Farming community unites in protest of 'forced sale' of family farm online by vulture fund
- Vulture fund allegedly trying to force a family to sell some of their land to settle debts
- Land to be sold by online auction
- 'Vulture funds have no understanding of the family farm and they are focused only on getting their money'
Farmers are today protesting the forced sale of lands in Co Meath by vulture fund Promontoria, which it claims is trying to force a family to sell some of their land to settle debts.
The land is due to be sold by online auction in the coming weeks.
Irish Farmers Association (IFA) Farm Business Chairman Martin Stapleton said IFA would oppose the sale as it says the family is willing to implement a credible solution.
Martin Stapleton said he would be asking the farming community to stand together with the McCann family and stand back from any forced sale.
“Our debt support team has looked at this case in detail, we have sought professional advice and we are firmly of the view that this farmer has put a very credible proposal to make structured repayments.”
Martin Stapleton said farm families should be given time to repay their debts over a longer term to keep the farm intact and IFA is standing behind farmers who are committed to implementing a credible solution.
Strong support from the McCanns' neighbours today opposing any forced sale of their farm by a vulture fund pic.twitter.com/kXupFQCAdV— Irish Farmers' Assoc (@IFAmedia) September 12, 2018
“Vulture funds have no understanding of the family farm and they are focused only on getting their money.
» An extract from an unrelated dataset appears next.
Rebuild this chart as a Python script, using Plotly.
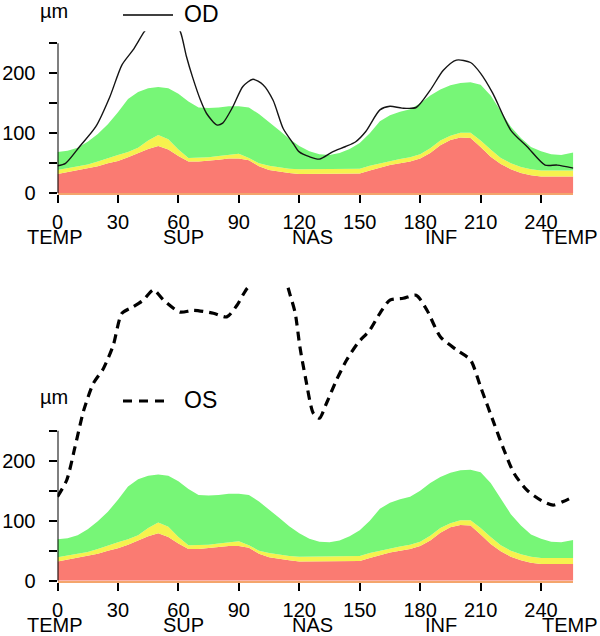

It is not acceptable for vulture funds to force a sale of land and cash in debts they have bought from a bank when there is a viable alternative.”
Farmer warned he would be jailed
It comes as a High Court Judge in a separate case recently warned a West of Ireland farmer that he will be jailed for a third time for contempt unless he removes his cattle from lands that are up for sale.
Mr Justice Michael Twomey found Mr Eugene Costello that he will be jailed for three weeks due to his ongoing failure to remove cattle from 90 acres of farmland at Coolfree, Taughmaconnell, Ballinasloe, Co Roscommon.
However, the Judge placed a stay on the committal order and adjourned the case to October to allow Mr Costello time to remove the cattle from the lands.
Carlisle Mortgages Ltd brought proceedings against the farmer claiming he was trying to obstruct the sale of the land by placing his cattle on it.
Carlisle wants to sell the lands because Mr Costello has failed to repay monies he borrowed from it in 2004 when Mr Costello was advanced €440,000 by Carlisle.
The land was put up as security, and €91,000 was repaid by Mr Costello.
Carlisle, which obtained a possession order in respect of the property in 2006, claims some €1.4m remains outstanding.
In a long-running battle, Mr Costello has raised issues about the loan and has claimed it was fraudulent, which Carlisle denies.